James Whitlow Delano had long regarded Instagram as a platform for mundane daily photography — pictures of “babies and what I had for lunch,” he used to say.

That was before he heard about the Everyday Africa Instagram account. It's a unique feed generated by Peter DiCampo and other photographers living in various countries across the continent. Every day, they post photos of life in Africa. Their goal is to disrupt the conventional narrative about a continent plagued by war, disease and poverty.

Something about the project captivated Delano, an American photographer based in Tokyo, who said he had been playing with the idea of starting a similar feed but about the environment.

He had been documenting climate impacts for several years, capturing billowing smoke from coal factories in China and the decimation of rainforest in Southeast Asia, for example. As such human activities contribute to rising global temperatures, climate change, he felt, was often forgotten.

“With all these other things going on in the world, climate change is kind of getting moved to the back burner but it’s a huge issue in this part of the world and I don’t think it’s being covered well enough,” he told National Observer in a phone interview.

After meeting DiCampo of Everyday Africa at a photography festival, Delano emailed him to ask if he could start a feed that would be part of the “Everyday family.”

Capturing the seriousness of climate change

On the first day of 2015, Delano started “Everyday Climate Change,” an Instagram feed featuring powerful photos of climate change impacts and damage from pollution. The images include a picture of flip flops and plastics littering a marine reserve on Kenyan shores. There's another one of a young boy in the Philippines sitting down in the middle of a village destroyed by floods.

Each photo comes a network of more than 30 photographers. They help provide explanatory texts that Delano fact checks before publishing. He said the fact-checking is particularly important in an age when people are more skeptical about fake news reports and the misleading use of photos out of context.

“To create this feed was to show how serious this issue of climate change is and how it’s affecting people’s lives already and we have to get serious about this,” he said.

He remembers a pro-Donald Trump post showing a wall reported to be on the Mexico-Guatemala border with a text asking why it was racist for Trump to build a wall on the U.S.-Mexican border, but fine for Mexico to have its own wall with Guatemala. The photo actually showed the West Bank wall separating Israel and Palestine.

“The misuse of photography can be quite powerful,” said Delano. “It’s important that we get it right because people are beginning not to believe their own eyes... We have to be very careful to be honest and forthright and careful about what we assert.”

climate change,
Rains pour over Tokyo after one of three typhoons hit the city in June 2016. Photo by James Whitlow Delano

Delano also hopes that the social media platform, owned by Facebook, will reach people who don’t access traditional media on a regular basis. Instagram said in September it had 800 million users and 500 million of them used it every day. In the United States, 59 per cent of Internet users between the age of 18 and 29 used Instagram in 2016 according to Pew Research Center.
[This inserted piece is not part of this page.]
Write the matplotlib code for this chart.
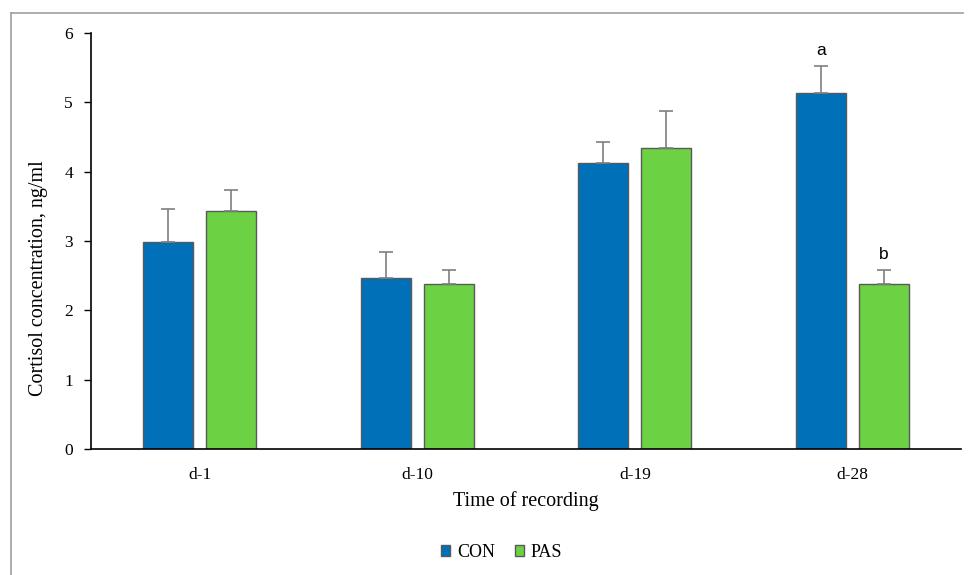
import matplotlib.pyplot as plt
import numpy as np
from matplotlib.lines import Line2D

# ===== 数据 =====
days = ["d-1", "d-10", "d-19", "d-28"]
con_mean = [2.98, 2.47, 4.13, 5.13]
con_err = [0.48, 0.37, 0.30, 0.39]
pas_mean = [3.43, 2.38, 4.34, 2.38]
pas_err = [0.31, 0.20, 0.53, 0.20]
letters_con = ["", "", "", "a"]
letters_pas = ["", "", "", "b"]

plt.rcParams["font.family"] = ["Liberation Serif", "DejaVu Serif"]

fig = plt.figure(figsize=(9.68, 5.75), dpi=100)
ax = fig.add_axes([0.094, 0.219, 0.899, 0.7235])

x = np.arange(len(days))
w = 0.23
off = 0.145
blue = "#0070b8"
green = "#6cd244"
edge = "#595959"

ax.bar(x - off, con_mean, w, color=blue, edgecolor=edge, linewidth=1.0, label="CON",
       yerr=[np.zeros(len(days)), con_err], error_kw=dict(ecolor="#7f7f7f", elinewidth=1.2, capsize=5, capthick=1.2))
ax.bar(x + off, pas_mean, w, color=green, edgecolor=edge, linewidth=1.0, label="PAS",
       yerr=[np.zeros(len(days)), pas_err], error_kw=dict(ecolor="#7f7f7f", elinewidth=1.2, capsize=5, capthick=1.2))

# 显著性字母
for i in range(len(days)):
    if letters_con[i]:
        ax.text(x[i] - off, con_mean[i] + con_err[i] + 0.12, letters_con[i], ha="center", va="bottom",
                fontsize=12.5, family="Liberation Sans")
    if letters_pas[i]:
        ax.text(x[i] + off, pas_mean[i] + pas_err[i] + 0.12, letters_pas[i], ha="center", va="bottom",
                fontsize=12.5, family="Liberation Sans")

ax.set_xlim(-0.5, 3.5)
ax.set_ylim(0, 6)
ax.set_xticks(x)
ax.set_xticklabels(days, fontsize=12.5)
ax.tick_params(axis="x", length=0, pad=13)
ax.tick_params(axis="y", labelsize=12.5, length=5, width=1, pad=8)
ax.set_yticks(range(0, 7))
ax.spines["top"].set_visible(False)
ax.spines["right"].set_visible(False)
ax.spines["left"].set_linewidth(1.2)
ax.spines["bottom"].set_linewidth(1.2)
ax.set_ylabel("Cortisol concentration, ng/ml", fontsize=14.5)
ax.yaxis.set_label_coords(-0.049, 0.41)
ax.set_xlabel("Time of recording", fontsize=14.5, labelpad=6)

handles = [plt.Rectangle((0, 0), 1, 1, facecolor=blue, edgecolor=edge, linewidth=1.0),
           plt.Rectangle((0, 0), 1, 1, facecolor=green, edgecolor=edge, linewidth=1.0)]
fig.legend(handles, ["CON", "PAS"], loc="center", bbox_to_anchor=(0.518, 0.039), ncol=2,
           frameon=False, fontsize=13, handlelength=0.55, handleheight=0.55, handletextpad=0.35,
           columnspacing=1.1)

# 外框（左边和上边）
fig.add_artist(Line2D([11 / 968, 11 / 968], [0, 1 - 13 / 575], color="#a0a0a0", linewidth=1.2))
fig.add_artist(Line2D([11 / 968, 963 / 968], [1 - 13 / 575, 1 - 13 / 575], color="#a0a0a0", linewidth=1.2))

fig.savefig("out.png", dpi=100)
“We’re able to get out of the cloistered media, journalism world,” Delano said. “It’s a wonderful way to reach people all over the world without tremendous investments of funds.”

He received responses from people seeing photos from the feed in Australia, Ukraine, the United States, Singapore and South Africa. Instagram said in 2016 that more than 80 per cent of its users lived outside the U.S.
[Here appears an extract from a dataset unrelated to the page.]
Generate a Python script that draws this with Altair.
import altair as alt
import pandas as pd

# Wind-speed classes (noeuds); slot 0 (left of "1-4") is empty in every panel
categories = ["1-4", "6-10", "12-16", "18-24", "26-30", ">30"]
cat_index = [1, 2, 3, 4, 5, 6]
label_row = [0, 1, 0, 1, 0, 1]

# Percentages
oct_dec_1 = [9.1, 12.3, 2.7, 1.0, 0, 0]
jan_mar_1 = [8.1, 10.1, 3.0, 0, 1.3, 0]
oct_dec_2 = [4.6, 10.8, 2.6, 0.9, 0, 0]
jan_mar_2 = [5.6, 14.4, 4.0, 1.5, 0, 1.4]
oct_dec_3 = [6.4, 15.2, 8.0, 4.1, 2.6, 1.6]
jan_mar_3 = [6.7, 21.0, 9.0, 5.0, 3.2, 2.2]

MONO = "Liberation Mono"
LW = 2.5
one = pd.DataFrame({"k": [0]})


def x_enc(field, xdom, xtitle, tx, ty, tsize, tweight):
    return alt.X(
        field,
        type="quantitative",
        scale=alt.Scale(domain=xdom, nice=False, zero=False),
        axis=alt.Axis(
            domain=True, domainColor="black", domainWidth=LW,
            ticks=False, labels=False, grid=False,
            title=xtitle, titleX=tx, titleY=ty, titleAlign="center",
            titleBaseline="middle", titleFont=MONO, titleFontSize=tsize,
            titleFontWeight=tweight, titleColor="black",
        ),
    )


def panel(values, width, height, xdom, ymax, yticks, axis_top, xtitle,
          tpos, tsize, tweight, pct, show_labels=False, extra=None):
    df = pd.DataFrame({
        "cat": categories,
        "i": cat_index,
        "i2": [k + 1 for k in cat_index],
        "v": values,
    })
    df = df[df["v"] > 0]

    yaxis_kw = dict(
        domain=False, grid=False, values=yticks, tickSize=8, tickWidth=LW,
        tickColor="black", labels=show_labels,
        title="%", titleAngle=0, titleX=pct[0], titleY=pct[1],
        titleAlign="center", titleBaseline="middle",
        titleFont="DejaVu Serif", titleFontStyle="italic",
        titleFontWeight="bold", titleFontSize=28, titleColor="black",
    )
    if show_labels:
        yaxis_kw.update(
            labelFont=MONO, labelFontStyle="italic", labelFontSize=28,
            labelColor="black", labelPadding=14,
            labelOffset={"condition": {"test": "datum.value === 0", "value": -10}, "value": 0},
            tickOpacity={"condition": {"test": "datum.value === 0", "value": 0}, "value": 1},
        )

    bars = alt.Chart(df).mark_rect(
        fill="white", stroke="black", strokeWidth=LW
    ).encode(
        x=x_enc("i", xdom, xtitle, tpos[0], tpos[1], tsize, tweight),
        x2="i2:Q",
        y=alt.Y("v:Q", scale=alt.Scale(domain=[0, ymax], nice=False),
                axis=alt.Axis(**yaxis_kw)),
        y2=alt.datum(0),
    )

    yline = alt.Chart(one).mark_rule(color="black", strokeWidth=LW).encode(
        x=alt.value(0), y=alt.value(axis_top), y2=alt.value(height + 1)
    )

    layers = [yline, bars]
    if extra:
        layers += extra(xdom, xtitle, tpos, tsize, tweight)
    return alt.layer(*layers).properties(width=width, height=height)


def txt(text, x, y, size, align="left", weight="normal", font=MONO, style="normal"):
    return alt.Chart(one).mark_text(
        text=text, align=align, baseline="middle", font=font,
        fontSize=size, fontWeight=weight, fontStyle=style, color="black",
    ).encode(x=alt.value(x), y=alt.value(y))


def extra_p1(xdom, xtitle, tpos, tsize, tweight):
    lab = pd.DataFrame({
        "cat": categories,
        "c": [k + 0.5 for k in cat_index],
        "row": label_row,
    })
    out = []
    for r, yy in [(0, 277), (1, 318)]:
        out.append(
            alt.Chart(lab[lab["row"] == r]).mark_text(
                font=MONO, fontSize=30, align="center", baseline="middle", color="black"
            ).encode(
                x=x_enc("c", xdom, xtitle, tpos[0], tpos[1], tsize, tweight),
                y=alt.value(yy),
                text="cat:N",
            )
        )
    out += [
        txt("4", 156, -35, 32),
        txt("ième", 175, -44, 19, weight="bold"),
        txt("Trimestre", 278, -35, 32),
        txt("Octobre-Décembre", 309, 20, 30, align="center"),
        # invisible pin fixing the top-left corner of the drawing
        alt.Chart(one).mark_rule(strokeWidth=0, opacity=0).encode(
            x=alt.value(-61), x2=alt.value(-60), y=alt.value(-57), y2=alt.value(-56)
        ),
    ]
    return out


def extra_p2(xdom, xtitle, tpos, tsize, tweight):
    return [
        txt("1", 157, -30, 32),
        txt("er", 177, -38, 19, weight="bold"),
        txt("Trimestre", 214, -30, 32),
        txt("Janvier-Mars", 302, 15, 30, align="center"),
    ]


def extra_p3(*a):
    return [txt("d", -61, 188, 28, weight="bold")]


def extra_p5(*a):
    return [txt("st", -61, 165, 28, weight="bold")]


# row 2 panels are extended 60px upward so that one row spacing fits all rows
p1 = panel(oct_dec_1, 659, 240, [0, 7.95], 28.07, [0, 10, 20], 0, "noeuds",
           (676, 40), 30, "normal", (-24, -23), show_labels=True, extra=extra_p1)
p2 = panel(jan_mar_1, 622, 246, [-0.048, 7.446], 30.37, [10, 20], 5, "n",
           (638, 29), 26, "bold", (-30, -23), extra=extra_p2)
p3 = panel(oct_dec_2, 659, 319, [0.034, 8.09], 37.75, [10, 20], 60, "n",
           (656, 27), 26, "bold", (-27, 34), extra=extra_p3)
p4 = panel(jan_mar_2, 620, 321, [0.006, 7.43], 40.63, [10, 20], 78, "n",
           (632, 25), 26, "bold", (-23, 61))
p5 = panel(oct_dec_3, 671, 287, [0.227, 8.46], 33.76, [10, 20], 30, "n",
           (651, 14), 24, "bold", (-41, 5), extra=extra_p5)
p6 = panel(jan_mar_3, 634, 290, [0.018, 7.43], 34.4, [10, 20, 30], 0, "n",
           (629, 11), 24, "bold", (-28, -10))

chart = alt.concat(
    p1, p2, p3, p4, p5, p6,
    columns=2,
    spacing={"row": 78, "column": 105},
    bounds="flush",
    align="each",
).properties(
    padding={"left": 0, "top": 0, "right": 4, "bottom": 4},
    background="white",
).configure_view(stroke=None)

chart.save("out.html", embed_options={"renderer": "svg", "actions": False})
Building a kindred spirit across borders

“It’s being noticed and I hope people are coming together in a way as a global community,” he said. “For me, it’s about building a kindred spirit across borders.”

While Delano worries about sounding “too naive,” after decades of travels reporting on climate change, he has realized climate change can impact on people no matter where they live. He wants to build empathy and unity with his photos.

“Frankly, once you know somebody it’s harder to think of them as 'the other' and we’re all in this game together, it’s a transnational challenge,” he said.

Nearly three years since after it launched, the feed has about 2,000 posts and more than 100,000 Instagram followers.

Delano’s effort to raise awareness about climate change is not limited to the virtual space either.

“We’ve begun going to schools and do presentations in various cities and I’d like to do more of that,” he said.

But as a photographer, he believes his main tool in tackling climate change is visual.

“I'm always thinking of how can you communicate in one frame some of why climate change is important," he said.